__The problem__
Count how many lines hold the word "chart" and give that number as the whole answer.

__Source data__
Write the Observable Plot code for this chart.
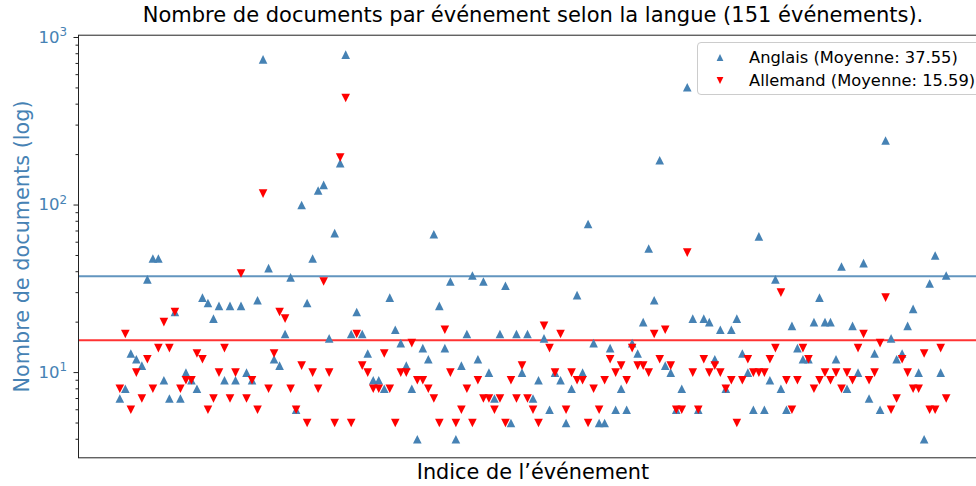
<!DOCTYPE html>
<html>
<head>
<meta charset="utf-8">
<script src="https://cdn.jsdelivr.net/npm/d3@7"></script>
<script src="https://cdn.jsdelivr.net/npm/@observablehq/plot@0.6"></script>
<style>
  html, body { margin: 0; padding: 0; background: #fff; overflow: hidden; }
  #chart { position: relative; width: 976px; height: 486px; overflow: hidden; }
  #chart svg { overflow: hidden; }
</style>
</head>
<body>
<div id="chart"></div>
<script>
// ---- Data ----
const anglais = [
  7, 8, 13, 12, 11, 36, 48, 48, 9, 7,
  23, 7, 10, 9, 8, 28, 26, 21, 25, 9,
  25, 9, 25, 10, 9, 27, 740, 42, 12, 11,
  17, 37, 6, 100, 26, 48, 122, 132, 16, 68,
  178, 790, 17, 23, 17, 13, 9, 9, 8, 28,
  18, 15, 11, 8, 4, 14, 12, 67, 25, 14,
  35, 4, 11, 17, 38, 12, 35, 10, 7, 17,
  33, 5, 17, 10, 17, 7, 9, 16, 6, 10,
  9, 5, 8, 29, 10, 77, 15, 5, 5, 14,
  6, 8, 6, 15, 13, 20, 55, 27, 185, 11,
  10, 6, 8, 505, 21, 6, 21, 20, 12, 18,
  8, 18, 21, 13, 10, 6, 65, 6, 9, 36,
  8, 6, 19, 14, 12, 12, 20, 28, 20, 20,
  12, 43, 8, 19, 10, 45, 7, 13, 6, 243,
  16, 12, 13, 19, 24, 10, 4, 34, 50, 10,
  38
];
const allemand = [
  8, 17, 6, 10, 7, 12, 8, 14, 20, 14,
  23, 8, 9, 9, 13, 12, 6, 7, 10, 14,
  7, 10, 39, 7, 9, 6, 117, 8, 13, 23,
  21, 8, 6, 11, 5, 10, 8, 35, 10, 5,
  192, 435, 5, 17, 11, 10, 8, 8, 13, 8,
  5, 10, 10, 15, 9, 9, 8, 7, 5, 18,
  10, 5, 6, 8, 5, 9, 7, 7, 6, 7,
  5, 9, 7, 11, 7, 6, 5, 19, 14, 10,
  17, 6, 10, 9, 9, 5, 8, 6, 9, 12,
  10, 11, 9, 14, 11, 11, 10, 17, 12, 18,
  11, 6, 6, 52, 10, 6, 12, 10, 11, 10,
  8, 9, 5, 9, 12, 10, 10, 10, 12, 14,
  30, 9, 6, 9, 14, 12, 8, 9, 10, 9,
  10, 8, 10, 9, 14, 17, 9, 10, 15, 28,
  6, 7, 12, 10, 8, 8, 13, 6, 6, 14,
  7
];
const langues = ["Anglais", "Allemand"];
const moyennes = [37.55, 15.59];
const couleurs = ["steelblue", "red"];
const majorTicks = [10, 100, 1000];
const minorTicks = [4, 5, 6, 7, 8, 9, 20, 30, 40, 50, 60, 70, 80, 90, 200, 300, 400, 500, 600, 700, 800, 900];
const titre = "Nombre de documents par événement selon la langue (151 événements).";
const labelX = "Indice de l’événement";
const labelY = "Nombre de documents (log)";

// ---- Symbols (matplotlib-like triangles, bbox-centred) ----
const triUp = { draw(ctx, size) { const r = Math.sqrt(size / Math.PI); ctx.moveTo(0, -r); ctx.lineTo(r, r); ctx.lineTo(-r, r); ctx.closePath(); } };
const triDown = { draw(ctx, size) { const r = Math.sqrt(size / Math.PI); ctx.moveTo(0, r); ctx.lineTo(r, -r); ctx.lineTo(-r, -r); ctx.closePath(); } };

const idx = d3.range(anglais.length);
const FONT = "'DejaVu Sans', sans-serif";

const plot = Plot.plot({
  width: 976,
  height: 486,
  marginLeft: 78,
  marginRight: -11,
  marginTop: 34.7,
  marginBottom: 28.7,
  x: { domain: [-7.5, 157.5], axis: null },
  y: { type: "log", domain: [3.1, 1032], axis: null },
  style: { fontFamily: FONT, background: "white", color: "black" },
  marks: [
    Plot.ruleY([moyennes[0]], { stroke: couleurs[0], strokeOpacity: 0.85, strokeWidth: 2 }),
    Plot.ruleY([moyennes[1]], { stroke: couleurs[1], strokeOpacity: 0.8, strokeWidth: 2 }),
    Plot.dot(idx, { x: i => i, y: i => anglais[i], symbol: triUp, r: 4.3, fill: couleurs[0], stroke: "none" }),
    Plot.dot(idx, { x: i => i, y: i => allemand[i], symbol: triDown, r: 4.3, fill: couleurs[1], stroke: "none" }),
    Plot.frame({ stroke: "#222", strokeWidth: 1 }),
    Plot.axisY({ ticks: minorTicks, tickSize: 2.5, tickFormat: () => "", stroke: "#222" }),
    Plot.axisY({ ticks: majorTicks, tickSize: 4.5, tickPadding: 7,
      tickFormat: d => "10^" + Math.round(Math.log10(d)),
      stroke: "#222", fill: "#4682b4", fontSize: 16.5 }),
    Plot.text([titre], { frameAnchor: "top", dy: -13.7, lineAnchor: "bottom", fontSize: 21, fill: "black" }),
    Plot.text([labelX], { frameAnchor: "bottom", dy: 20.7, lineAnchor: "bottom", fontSize: 20.8, fill: "black" }),
    Plot.text([labelY], { frameAnchor: "left", dx: -50, rotate: -90, textAnchor: "middle", lineAnchor: "bottom", fontSize: 20.8, fill: "#4682b4" })
  ]
});

document.getElementById("chart").appendChild(plot);

// superscript exponents on tick labels
const svg = d3.select(plot);
svg.selectAll("text").each(function () {
  const m = (this.textContent || "").match(/^10\^(\d+)$/);
  if (!m) return;
  const el = d3.select(this);
  el.text("10");
  el.append("tspan").attr("dy", "-0.55em").attr("font-size", "0.72em").text(m[1]);
});

// legend (inside the axes, upper right)
const lg = svg.append("g").attr("font-family", FONT).attr("text-anchor", "start");
lg.append("rect")
  .attr("x", 697.5).attr("y", 42.5).attr("width", 300).attr("height", 52).attr("rx", 3.5)
  .attr("fill", "white").attr("fill-opacity", 0.8).attr("stroke", "#cccccc");
const rows = [
  { sym: triUp, cy: 57.5, base: 63 },
  { sym: triDown, cy: 80.5, base: 86 }
];
rows.forEach((row, k) => {
  lg.append("path")
    .attr("transform", `translate(720,${row.cy})`)
    .attr("d", d3.symbol(row.sym, 3.4 * 3.4 * Math.PI)())
    .attr("fill", couleurs[k]);
  lg.append("text")
    .attr("x", 749).attr("y", row.base)
    .attr("text-anchor", "start")
    .attr("font-size", 16.3).attr("fill", "black")
    .text(`${langues[k]} (Moyenne: ${moyennes[k].toFixed(2)})`);
});
</script>
</body>
</html>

__Response to the exercise__
5